╭──
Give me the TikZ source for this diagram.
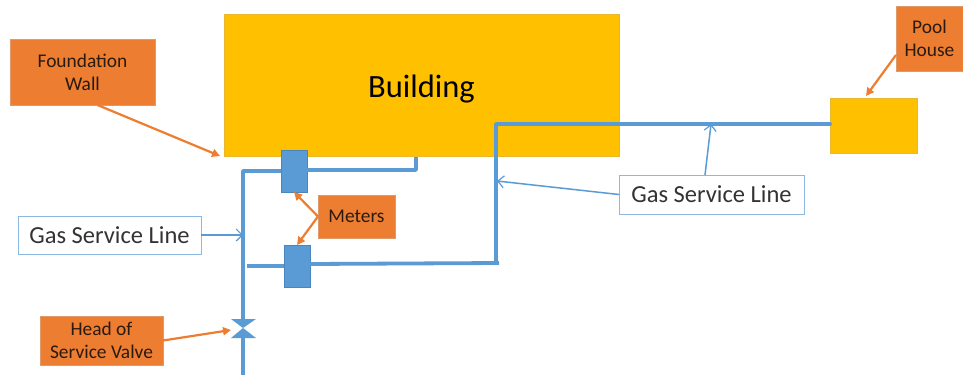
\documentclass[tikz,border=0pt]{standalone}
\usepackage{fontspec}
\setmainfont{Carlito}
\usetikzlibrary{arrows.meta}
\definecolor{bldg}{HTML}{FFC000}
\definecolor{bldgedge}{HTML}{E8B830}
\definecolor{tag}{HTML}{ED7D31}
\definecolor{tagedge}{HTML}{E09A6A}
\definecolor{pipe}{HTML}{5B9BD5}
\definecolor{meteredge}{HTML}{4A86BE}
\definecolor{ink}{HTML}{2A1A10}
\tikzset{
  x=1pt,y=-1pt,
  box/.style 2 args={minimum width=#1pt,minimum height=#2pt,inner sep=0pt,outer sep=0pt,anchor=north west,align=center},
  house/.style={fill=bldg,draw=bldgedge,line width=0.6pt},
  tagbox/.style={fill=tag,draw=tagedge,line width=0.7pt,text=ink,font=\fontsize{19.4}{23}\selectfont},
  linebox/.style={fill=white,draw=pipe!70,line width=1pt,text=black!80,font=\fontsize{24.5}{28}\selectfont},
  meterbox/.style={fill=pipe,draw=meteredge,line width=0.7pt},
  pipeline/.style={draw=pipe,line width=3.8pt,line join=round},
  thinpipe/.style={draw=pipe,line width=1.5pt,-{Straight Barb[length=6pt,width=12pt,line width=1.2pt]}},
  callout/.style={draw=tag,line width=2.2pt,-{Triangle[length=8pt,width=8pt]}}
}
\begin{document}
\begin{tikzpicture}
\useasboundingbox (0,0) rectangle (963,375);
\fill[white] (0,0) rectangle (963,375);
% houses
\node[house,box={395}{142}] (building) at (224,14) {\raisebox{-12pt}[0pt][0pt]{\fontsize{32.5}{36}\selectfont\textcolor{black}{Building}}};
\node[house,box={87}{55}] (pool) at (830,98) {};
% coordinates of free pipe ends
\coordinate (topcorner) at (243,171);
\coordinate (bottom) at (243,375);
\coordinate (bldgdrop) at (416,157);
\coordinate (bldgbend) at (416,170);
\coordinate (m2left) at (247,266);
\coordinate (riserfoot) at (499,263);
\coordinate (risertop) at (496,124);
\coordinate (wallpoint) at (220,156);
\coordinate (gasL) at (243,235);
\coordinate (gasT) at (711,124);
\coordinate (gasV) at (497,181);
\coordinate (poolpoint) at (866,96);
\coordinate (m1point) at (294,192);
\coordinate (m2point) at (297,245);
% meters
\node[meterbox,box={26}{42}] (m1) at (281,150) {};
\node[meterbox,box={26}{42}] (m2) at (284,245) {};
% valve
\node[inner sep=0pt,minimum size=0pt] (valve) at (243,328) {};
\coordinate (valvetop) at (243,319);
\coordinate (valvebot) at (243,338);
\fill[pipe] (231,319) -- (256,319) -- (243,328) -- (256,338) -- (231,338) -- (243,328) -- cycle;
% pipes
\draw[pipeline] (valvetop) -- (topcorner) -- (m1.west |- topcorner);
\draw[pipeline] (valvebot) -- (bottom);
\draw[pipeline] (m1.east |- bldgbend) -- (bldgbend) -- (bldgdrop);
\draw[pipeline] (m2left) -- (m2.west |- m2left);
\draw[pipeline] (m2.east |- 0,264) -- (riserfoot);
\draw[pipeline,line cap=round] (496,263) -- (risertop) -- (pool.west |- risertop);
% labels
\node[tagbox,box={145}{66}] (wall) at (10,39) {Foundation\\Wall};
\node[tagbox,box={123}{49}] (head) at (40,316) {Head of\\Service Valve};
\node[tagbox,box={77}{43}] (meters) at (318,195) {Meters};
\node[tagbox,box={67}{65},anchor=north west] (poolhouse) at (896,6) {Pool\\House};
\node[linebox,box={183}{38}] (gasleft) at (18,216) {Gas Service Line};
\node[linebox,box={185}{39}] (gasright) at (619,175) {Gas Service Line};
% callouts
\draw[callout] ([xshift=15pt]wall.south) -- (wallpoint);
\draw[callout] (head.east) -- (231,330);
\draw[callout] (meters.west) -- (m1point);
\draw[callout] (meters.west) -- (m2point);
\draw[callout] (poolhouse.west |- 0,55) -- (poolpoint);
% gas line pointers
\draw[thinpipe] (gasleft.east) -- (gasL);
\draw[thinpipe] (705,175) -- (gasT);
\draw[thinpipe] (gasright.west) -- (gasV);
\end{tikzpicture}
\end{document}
╰──
> PROBLEM STATEMENT
Copy all the data exactly as written, but skip any picture.

> COMPLETED TASK
Give me the TikZ source for this diagram.
\documentclass[tikz,border=0pt]{standalone}
\usepackage{fontspec}
\setmainfont{Carlito}
\usetikzlibrary{arrows.meta}
\definecolor{bldg}{HTML}{FFC000}
\definecolor{bldgedge}{HTML}{E8B830}
\definecolor{tag}{HTML}{ED7D31}
\definecolor{tagedge}{HTML}{E09A6A}
\definecolor{pipe}{HTML}{5B9BD5}
\definecolor{meteredge}{HTML}{4A86BE}
\definecolor{ink}{HTML}{2A1A10}
\tikzset{
  x=1pt,y=-1pt,
  box/.style 2 args={minimum width=#1pt,minimum height=#2pt,inner sep=0pt,outer sep=0pt,anchor=north west,align=center},
  house/.style={fill=bldg,draw=bldgedge,line width=0.6pt},
  tagbox/.style={fill=tag,draw=tagedge,line width=0.7pt,text=ink,font=\fontsize{19.4}{23}\selectfont},
  linebox/.style={fill=white,draw=pipe!70,line width=1pt,text=black!80,font=\fontsize{24.5}{28}\selectfont},
  meterbox/.style={fill=pipe,draw=meteredge,line width=0.7pt},
  pipeline/.style={draw=pipe,line width=3.8pt,line join=round},
  thinpipe/.style={draw=pipe,line width=1.5pt,-{Straight Barb[length=6pt,width=12pt,line width=1.2pt]}},
  callout/.style={draw=tag,line width=2.2pt,-{Triangle[length=8pt,width=8pt]}}
}
\begin{document}
\begin{tikzpicture}
\useasboundingbox (0,0) rectangle (963,375);
\fill[white] (0,0) rectangle (963,375);
% houses
\node[house,box={395}{142}] (building) at (224,14) {\raisebox{-12pt}[0pt][0pt]{\fontsize{32.5}{36}\selectfont\textcolor{black}{Building}}};
\node[house,box={87}{55}] (pool) at (830,98) {};
% coordinates of free pipe ends
\coordinate (topcorner) at (243,171);
\coordinate (bottom) at (243,375);
\coordinate (bldgdrop) at (416,157);
\coordinate (bldgbend) at (416,170);
\coordinate (m2left) at (247,266);
\coordinate (riserfoot) at (499,263);
\coordinate (risertop) at (496,124);
\coordinate (wallpoint) at (220,156);
\coordinate (gasL) at (243,235);
\coordinate (gasT) at (711,124);
\coordinate (gasV) at (497,181);
\coordinate (poolpoint) at (866,96);
\coordinate (m1point) at (294,192);
\coordinate (m2point) at (297,245);
% meters
\node[meterbox,box={26}{42}] (m1) at (281,150) {};
\node[meterbox,box={26}{42}] (m2) at (284,245) {};
% valve
\node[inner sep=0pt,minimum size=0pt] (valve) at (243,328) {};
\coordinate (valvetop) at (243,319);
\coordinate (valvebot) at (243,338);
\fill[pipe] (231,319) -- (256,319) -- (243,328) -- (256,338) -- (231,338) -- (243,328) -- cycle;
% pipes
\draw[pipeline] (valvetop) -- (topcorner) -- (m1.west |- topcorner);
\draw[pipeline] (valvebot) -- (bottom);
\draw[pipeline] (m1.east |- bldgbend) -- (bldgbend) -- (bldgdrop);
\draw[pipeline] (m2left) -- (m2.west |- m2left);
\draw[pipeline] (m2.east |- 0,264) -- (riserfoot);
\draw[pipeline,line cap=round] (496,263) -- (risertop) -- (pool.west |- risertop);
% labels
\node[tagbox,box={145}{66}] (wall) at (10,39) {Foundation\\Wall};
\node[tagbox,box={123}{49}] (head) at (40,316) {Head of\\Service Valve};
\node[tagbox,box={77}{43}] (meters) at (318,195) {Meters};
\node[tagbox,box={67}{65},anchor=north west] (poolhouse) at (896,6) {Pool\\House};
\node[linebox,box={183}{38}] (gasleft) at (18,216) {Gas Service Line};
\node[linebox,box={185}{39}] (gasright) at (619,175) {Gas Service Line};
% callouts
\draw[callout] ([xshift=15pt]wall.south) -- (wallpoint);
\draw[callout] (head.east) -- (231,330);
\draw[callout] (meters.west) -- (m1point);
\draw[callout] (meters.west) -- (m2point);
\draw[callout] (poolhouse.west |- 0,55) -- (poolpoint);
% gas line pointers
\draw[thinpipe] (gasleft.east) -- (gasL);
\draw[thinpipe] (705,175) -- (gasT);
\draw[thinpipe] (gasright.west) -- (gasV);
\end{tikzpicture}
\end{document}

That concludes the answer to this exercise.